### STATED GOAL
Find each line containing the string "this" and return it.

### MATERIAL FOR THE TASK

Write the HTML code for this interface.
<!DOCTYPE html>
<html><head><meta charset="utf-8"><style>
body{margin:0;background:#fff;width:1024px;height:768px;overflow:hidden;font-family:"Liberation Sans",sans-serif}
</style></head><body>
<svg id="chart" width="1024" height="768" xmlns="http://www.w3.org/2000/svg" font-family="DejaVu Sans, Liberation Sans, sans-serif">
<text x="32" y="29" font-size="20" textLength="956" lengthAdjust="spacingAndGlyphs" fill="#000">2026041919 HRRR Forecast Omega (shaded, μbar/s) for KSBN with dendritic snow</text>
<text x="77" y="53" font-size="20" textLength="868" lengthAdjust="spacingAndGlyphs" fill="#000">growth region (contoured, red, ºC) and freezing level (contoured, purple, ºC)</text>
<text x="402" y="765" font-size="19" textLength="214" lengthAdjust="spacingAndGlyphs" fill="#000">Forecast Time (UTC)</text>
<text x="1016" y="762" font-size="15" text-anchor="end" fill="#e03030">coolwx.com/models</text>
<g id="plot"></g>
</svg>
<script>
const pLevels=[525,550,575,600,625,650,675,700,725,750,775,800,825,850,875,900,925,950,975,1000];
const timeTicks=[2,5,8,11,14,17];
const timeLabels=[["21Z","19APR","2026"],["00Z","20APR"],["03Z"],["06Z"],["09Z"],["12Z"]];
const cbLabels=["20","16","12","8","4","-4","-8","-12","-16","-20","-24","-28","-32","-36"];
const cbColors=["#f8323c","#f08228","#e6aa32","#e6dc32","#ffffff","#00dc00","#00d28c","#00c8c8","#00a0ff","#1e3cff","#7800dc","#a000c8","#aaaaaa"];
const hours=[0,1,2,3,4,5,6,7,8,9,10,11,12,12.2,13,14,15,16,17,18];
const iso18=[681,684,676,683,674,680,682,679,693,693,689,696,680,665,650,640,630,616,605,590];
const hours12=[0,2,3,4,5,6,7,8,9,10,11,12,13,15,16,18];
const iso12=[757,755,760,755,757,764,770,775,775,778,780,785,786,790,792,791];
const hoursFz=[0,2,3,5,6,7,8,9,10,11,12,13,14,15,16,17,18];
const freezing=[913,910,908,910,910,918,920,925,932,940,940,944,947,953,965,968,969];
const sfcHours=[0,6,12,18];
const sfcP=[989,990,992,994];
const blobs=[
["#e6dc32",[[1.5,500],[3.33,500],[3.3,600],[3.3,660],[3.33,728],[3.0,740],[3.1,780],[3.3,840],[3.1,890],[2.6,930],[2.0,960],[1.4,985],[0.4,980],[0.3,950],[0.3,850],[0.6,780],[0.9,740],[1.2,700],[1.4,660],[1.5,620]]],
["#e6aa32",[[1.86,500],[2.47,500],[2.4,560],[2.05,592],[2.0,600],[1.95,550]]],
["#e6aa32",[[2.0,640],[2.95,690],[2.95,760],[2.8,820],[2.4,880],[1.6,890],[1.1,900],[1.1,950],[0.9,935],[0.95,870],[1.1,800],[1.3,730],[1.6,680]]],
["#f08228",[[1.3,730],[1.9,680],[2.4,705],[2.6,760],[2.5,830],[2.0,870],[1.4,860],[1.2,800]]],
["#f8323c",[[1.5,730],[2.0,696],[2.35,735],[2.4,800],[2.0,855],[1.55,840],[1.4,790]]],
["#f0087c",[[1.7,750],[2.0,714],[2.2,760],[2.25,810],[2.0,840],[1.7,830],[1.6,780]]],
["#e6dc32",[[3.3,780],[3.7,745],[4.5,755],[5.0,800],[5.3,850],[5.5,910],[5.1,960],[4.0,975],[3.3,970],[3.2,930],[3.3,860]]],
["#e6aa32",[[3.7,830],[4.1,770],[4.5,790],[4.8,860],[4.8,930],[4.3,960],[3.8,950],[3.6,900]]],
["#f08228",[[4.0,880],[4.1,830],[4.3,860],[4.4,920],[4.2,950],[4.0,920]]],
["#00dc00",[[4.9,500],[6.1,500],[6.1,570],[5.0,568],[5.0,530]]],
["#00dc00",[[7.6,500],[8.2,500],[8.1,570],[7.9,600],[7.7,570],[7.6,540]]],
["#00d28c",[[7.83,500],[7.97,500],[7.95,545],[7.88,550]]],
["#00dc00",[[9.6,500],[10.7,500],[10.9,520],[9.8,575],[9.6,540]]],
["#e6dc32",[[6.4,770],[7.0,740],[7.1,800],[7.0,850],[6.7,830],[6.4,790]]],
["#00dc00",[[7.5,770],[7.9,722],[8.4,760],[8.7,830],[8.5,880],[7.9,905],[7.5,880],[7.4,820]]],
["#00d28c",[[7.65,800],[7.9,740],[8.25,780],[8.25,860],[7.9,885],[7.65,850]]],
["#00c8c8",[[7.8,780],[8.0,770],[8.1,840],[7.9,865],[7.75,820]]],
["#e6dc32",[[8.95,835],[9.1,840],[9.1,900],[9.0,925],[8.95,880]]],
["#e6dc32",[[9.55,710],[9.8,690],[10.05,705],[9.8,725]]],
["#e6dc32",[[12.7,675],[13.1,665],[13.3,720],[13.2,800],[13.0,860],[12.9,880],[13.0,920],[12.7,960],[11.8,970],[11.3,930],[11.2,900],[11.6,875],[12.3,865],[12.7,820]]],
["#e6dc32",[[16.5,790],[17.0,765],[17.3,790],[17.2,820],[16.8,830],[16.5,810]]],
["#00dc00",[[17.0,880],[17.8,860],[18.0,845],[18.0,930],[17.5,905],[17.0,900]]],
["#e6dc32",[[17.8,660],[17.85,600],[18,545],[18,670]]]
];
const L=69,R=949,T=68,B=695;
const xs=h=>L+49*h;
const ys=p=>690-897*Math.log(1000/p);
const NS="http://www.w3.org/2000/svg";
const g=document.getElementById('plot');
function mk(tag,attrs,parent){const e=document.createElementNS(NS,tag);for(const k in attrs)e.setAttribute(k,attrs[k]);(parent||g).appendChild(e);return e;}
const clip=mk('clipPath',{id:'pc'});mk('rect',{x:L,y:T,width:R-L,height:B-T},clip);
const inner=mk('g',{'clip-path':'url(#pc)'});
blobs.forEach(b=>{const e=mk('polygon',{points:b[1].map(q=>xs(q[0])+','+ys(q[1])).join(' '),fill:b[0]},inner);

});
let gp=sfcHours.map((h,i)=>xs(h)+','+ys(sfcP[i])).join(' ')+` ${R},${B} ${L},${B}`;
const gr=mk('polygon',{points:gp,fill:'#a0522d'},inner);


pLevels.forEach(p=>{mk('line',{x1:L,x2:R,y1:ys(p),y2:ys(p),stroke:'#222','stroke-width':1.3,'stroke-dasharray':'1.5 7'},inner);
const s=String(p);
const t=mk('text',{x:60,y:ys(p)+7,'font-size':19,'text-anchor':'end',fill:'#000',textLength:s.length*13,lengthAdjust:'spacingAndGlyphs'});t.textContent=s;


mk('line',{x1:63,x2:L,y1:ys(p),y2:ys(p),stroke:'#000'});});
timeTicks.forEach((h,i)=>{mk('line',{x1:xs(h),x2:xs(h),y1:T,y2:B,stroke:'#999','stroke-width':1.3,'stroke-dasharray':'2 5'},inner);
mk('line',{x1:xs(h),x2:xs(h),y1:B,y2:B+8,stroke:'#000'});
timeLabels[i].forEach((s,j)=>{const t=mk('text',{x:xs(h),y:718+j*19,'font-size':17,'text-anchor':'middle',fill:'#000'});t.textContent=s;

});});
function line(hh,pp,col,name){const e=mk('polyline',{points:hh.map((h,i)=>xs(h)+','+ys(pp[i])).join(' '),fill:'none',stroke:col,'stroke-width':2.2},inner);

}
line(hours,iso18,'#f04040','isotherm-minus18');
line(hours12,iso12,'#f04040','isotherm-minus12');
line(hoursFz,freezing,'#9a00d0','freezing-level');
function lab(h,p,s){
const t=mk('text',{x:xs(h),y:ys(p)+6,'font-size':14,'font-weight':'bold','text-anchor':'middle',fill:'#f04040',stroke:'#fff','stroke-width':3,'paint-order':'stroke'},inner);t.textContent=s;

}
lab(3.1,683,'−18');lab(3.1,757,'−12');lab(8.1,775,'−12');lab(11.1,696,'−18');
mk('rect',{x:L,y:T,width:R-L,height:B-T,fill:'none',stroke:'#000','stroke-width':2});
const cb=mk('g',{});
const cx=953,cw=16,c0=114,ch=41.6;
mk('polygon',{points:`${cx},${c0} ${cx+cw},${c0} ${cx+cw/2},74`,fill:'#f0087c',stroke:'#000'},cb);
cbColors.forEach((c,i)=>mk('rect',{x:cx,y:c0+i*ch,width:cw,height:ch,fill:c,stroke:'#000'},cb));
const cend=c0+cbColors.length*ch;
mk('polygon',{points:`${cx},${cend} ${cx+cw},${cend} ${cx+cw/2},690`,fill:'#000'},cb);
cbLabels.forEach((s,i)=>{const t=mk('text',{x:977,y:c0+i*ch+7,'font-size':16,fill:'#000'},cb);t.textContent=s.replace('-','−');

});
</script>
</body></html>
--
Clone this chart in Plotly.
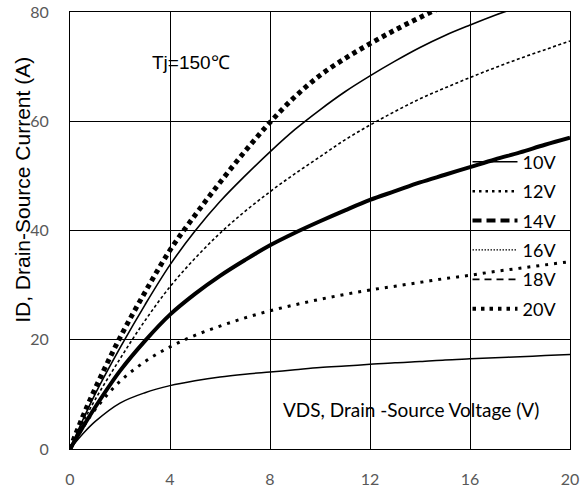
---
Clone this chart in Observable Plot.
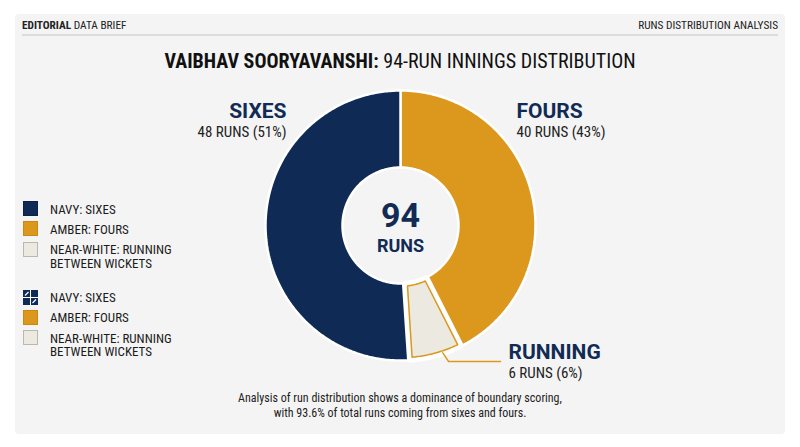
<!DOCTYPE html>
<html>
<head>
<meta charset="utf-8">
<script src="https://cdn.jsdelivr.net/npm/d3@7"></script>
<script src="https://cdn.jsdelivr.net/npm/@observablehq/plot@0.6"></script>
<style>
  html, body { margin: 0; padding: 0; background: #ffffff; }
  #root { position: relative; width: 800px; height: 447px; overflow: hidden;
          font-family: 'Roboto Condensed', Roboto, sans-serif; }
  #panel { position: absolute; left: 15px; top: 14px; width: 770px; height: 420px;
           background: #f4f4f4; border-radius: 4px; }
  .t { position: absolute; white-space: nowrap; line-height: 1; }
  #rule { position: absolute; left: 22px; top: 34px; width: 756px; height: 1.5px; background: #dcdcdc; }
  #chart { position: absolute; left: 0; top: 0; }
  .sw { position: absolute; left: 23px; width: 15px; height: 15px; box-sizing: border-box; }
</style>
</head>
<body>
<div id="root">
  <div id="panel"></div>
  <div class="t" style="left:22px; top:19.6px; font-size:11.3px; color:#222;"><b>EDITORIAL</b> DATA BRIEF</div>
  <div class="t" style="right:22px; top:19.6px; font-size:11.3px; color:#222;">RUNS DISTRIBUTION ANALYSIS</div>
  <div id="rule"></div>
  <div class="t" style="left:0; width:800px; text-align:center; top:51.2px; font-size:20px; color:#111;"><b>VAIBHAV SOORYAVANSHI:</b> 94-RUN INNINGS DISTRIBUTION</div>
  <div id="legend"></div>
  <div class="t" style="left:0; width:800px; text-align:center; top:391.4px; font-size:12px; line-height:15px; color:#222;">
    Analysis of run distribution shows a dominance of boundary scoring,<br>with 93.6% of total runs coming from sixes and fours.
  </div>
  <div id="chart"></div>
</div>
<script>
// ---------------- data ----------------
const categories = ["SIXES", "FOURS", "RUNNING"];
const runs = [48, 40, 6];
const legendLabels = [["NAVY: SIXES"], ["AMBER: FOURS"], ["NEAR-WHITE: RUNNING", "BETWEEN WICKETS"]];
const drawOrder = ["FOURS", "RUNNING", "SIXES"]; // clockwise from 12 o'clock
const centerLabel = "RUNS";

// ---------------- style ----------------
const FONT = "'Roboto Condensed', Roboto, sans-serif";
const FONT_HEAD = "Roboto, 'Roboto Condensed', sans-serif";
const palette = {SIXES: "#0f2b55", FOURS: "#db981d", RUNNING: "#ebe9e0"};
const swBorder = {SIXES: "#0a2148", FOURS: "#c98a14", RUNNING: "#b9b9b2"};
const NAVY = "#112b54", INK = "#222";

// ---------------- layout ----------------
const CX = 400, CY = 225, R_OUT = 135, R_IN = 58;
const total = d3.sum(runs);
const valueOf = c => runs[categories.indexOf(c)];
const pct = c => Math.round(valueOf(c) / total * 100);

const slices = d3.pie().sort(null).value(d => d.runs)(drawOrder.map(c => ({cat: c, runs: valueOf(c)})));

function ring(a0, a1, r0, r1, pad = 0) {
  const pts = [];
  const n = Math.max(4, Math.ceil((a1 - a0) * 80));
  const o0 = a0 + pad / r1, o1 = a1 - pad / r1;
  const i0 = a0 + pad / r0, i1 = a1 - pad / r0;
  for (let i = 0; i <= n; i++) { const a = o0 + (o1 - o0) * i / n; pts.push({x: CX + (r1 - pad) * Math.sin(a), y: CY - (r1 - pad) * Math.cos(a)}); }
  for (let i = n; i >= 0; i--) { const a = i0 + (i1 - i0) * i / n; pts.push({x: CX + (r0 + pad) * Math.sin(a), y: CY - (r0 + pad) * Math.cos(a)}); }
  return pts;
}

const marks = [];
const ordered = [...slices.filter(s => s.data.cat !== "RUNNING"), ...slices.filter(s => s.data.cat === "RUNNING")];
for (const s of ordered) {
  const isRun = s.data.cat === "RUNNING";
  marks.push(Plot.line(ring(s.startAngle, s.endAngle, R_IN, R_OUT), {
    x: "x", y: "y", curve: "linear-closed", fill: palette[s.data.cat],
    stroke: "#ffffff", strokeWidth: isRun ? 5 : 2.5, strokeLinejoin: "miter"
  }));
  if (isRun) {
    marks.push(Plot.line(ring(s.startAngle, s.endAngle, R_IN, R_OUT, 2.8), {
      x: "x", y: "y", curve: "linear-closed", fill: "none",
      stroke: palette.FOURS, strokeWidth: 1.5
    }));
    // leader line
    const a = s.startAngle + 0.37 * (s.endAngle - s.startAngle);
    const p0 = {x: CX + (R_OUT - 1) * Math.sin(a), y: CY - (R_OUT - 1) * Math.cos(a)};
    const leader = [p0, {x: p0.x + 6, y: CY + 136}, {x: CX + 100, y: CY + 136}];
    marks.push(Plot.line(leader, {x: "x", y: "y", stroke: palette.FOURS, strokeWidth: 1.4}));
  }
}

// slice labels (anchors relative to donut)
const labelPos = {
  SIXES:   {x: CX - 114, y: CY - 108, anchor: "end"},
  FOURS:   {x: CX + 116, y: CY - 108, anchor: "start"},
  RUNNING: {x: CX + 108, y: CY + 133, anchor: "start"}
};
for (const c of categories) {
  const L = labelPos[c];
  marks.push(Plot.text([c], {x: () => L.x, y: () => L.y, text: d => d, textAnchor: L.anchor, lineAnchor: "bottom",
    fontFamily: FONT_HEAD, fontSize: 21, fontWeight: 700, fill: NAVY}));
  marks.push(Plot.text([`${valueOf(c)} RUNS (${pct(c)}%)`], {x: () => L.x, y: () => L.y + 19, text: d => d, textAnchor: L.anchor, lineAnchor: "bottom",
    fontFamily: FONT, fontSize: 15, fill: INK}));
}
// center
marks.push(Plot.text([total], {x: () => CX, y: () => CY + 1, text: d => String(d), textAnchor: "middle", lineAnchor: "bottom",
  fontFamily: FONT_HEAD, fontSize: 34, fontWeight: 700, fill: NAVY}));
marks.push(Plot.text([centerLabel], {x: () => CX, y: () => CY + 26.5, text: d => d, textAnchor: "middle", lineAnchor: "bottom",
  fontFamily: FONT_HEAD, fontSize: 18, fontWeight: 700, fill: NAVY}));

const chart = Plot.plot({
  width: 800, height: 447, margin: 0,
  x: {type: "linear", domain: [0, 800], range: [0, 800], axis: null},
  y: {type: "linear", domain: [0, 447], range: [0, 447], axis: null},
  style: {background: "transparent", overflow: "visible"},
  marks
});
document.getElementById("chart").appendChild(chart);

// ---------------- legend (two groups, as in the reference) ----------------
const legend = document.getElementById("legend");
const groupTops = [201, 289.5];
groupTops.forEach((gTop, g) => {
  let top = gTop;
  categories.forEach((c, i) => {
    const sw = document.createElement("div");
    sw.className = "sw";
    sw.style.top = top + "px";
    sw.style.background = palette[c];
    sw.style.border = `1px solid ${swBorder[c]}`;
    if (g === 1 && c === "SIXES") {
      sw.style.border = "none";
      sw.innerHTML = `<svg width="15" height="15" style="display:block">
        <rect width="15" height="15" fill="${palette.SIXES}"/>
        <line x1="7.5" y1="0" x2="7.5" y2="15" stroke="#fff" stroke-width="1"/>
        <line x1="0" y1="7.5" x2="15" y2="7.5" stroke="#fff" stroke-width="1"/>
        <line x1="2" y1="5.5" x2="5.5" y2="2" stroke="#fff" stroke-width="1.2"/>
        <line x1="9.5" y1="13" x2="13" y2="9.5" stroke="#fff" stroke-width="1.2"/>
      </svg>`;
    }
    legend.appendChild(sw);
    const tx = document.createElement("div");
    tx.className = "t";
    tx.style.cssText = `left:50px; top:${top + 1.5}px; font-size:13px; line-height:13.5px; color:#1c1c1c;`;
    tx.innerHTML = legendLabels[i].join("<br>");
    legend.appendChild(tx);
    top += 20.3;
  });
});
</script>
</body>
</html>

### RIGHT ANSWER
Write the HTML code for this interface.
Clone this chart in Plotly.
Clone this chart in Observable Plot.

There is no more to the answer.